Activating the Social-Search Dynamic
From +Bas van den Beld

  • The reason behind Google+ is to collect  our trust data. 
  • Google Now is a good example of serendipity
  • There are two types of authority; people around us and people we look up to
  • The rel=author relationship will be really important. It lends credibility to the search result.
  • It's too easy to game Klout.

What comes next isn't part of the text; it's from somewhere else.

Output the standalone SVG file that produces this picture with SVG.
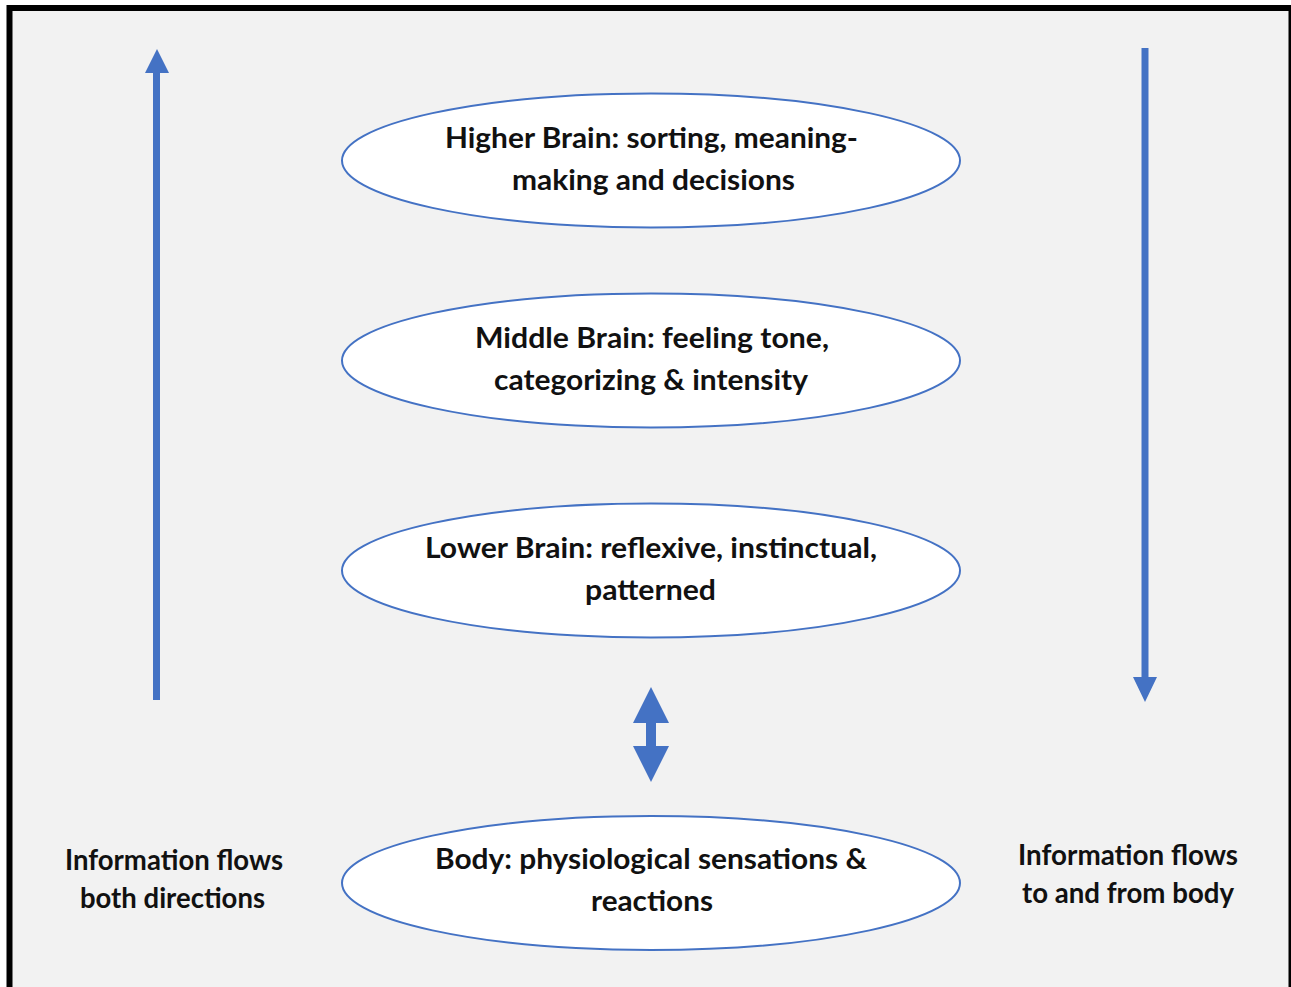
<svg xmlns="http://www.w3.org/2000/svg" width="1291" height="987" viewBox="0 0 1291 987">
<defs>
<style>
.node ellipse{fill:#ffffff;stroke:#4472c4;stroke-width:2}
.t{font-family:Lato,"Open Sans","Liberation Sans",sans-serif;font-weight:700;font-size:28px;fill:#111111;text-anchor:middle}
.arrow{fill:#4472c4}
</style>
</defs>
<rect x="0" y="0" width="1291" height="987" fill="#ffffff"/>
<rect x="9.5" y="8" width="1282" height="990" fill="#f2f2f2" stroke="#000000" stroke-width="6"/>
<g id="connectors">
<path class="arrow" d="M153,700 L153,73 L145,73 L157,49 L169,73 L160,73 L160,700 Z"/>
<path class="arrow" d="M1141.5,48 L1148.5,48 L1148.5,677 L1157,677 L1145,702 L1133,677 L1141.5,677 Z"/>
<path class="arrow" d="M651,687 L669,723 L656,723 L656,746 L669,746 L651,782 L633,746 L646,746 L646,723 L633,723 Z"/>
</g>
<g id="higher" class="node">
<ellipse cx="651" cy="160.5" rx="309" ry="67"/>
<text class="t" x="651.5" y="148" textLength="413" lengthAdjust="spacingAndGlyphs">Higher Brain: sorting, meaning-</text>
<text class="t" x="653.5" y="190" textLength="283" lengthAdjust="spacingAndGlyphs">making and decisions</text>
</g>
<g id="middle" class="node">
<ellipse cx="651" cy="360.5" rx="309" ry="67"/>
<text class="t" x="652" y="348" textLength="354" lengthAdjust="spacingAndGlyphs">Middle Brain: feeling tone,</text>
<text class="t" x="651" y="390" textLength="314" lengthAdjust="spacingAndGlyphs">categorizing &amp; intensity</text>
</g>
<g id="lower" class="node">
<ellipse cx="651" cy="570.5" rx="309" ry="67"/>
<text class="t" x="651" y="558" textLength="452" lengthAdjust="spacingAndGlyphs">Lower Brain: reflexive, instinctual,</text>
<text class="t" x="650.5" y="600" textLength="131" lengthAdjust="spacingAndGlyphs">patterned</text>
</g>
<g id="body" class="node">
<ellipse cx="651" cy="883" rx="309" ry="67"/>
<text class="t" x="651" y="869" textLength="432" lengthAdjust="spacingAndGlyphs">Body: physiological sensations &amp;</text>
<text class="t" x="652" y="911" textLength="122" lengthAdjust="spacingAndGlyphs">reactions</text>
</g>
<g id="label-left">
<text class="t" x="174" y="870" textLength="218" lengthAdjust="spacingAndGlyphs">Information flows</text>
<text class="t" x="172.5" y="908" textLength="185" lengthAdjust="spacingAndGlyphs">both directions</text>
</g>
<g id="label-right">
<text class="t" x="1128" y="865" textLength="220" lengthAdjust="spacingAndGlyphs">Information flows</text>
<text class="t" x="1128" y="903" textLength="212" lengthAdjust="spacingAndGlyphs">to and from body</text>
</g>
</svg>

Stop looking at it.

From Nick Beck
  • Is this right; "Social search is the increased connection and overlap between searchengines  and social networks and the behaviours that their users share"? The big players can't seem the agree - Facebook has a very different approach from Bing, from Google, from LinkedIn, etc
  • Google wants to show timely news - so consider newjacking (and is it social search)
  • Use Facebook Notes to rank quickly and well.
  • Content is king for  SEO. Conversation is king for Social.
  • Authority is queen for SEO. Influence is queen for Social

Social Media, Meet ROI: The Secrets to Social Commerce
From +Krista LaRiviere

  • People are willing to invest  in social - even without ROI
  • Donaldson Brown credited with the first mention ROI in 1920. He worked for Dupont.
  • Brown used his ROI studies to compare dynamite to dye.
  • "Return on Impact" - Krista's method for understanding the value of Social
  • LaRiviere believes you can't do SEO without Social and Content; all three go together
  • gShift use unique short  URLs to help track the spread of content across social; used in conjunction with tracking code on site/landing page.

From +Aaron Kahlow

  • The big three trends  in 2013; Facebook, Video and Mobile
  • Facebook is responsible for 1 in every 5 page views
  • 71% of all internet users have made use of online video
  • By 2014 mobile use will over take desktop use
  • How it works: Fan Reach + Engagement + Amplification
  • 0.1% CTR for Display v 1% for Facebook
  • Cisco.com's users are twice as likely to engage on a page when it has video. They are 41% more likely to return to Cisco.com.
  • People are 10 times  more likely to share video on Facebook or Twitter (source: Unruly)
  • Tech-related videos are not restricted to work days; 27% of such videos are watched before office hours.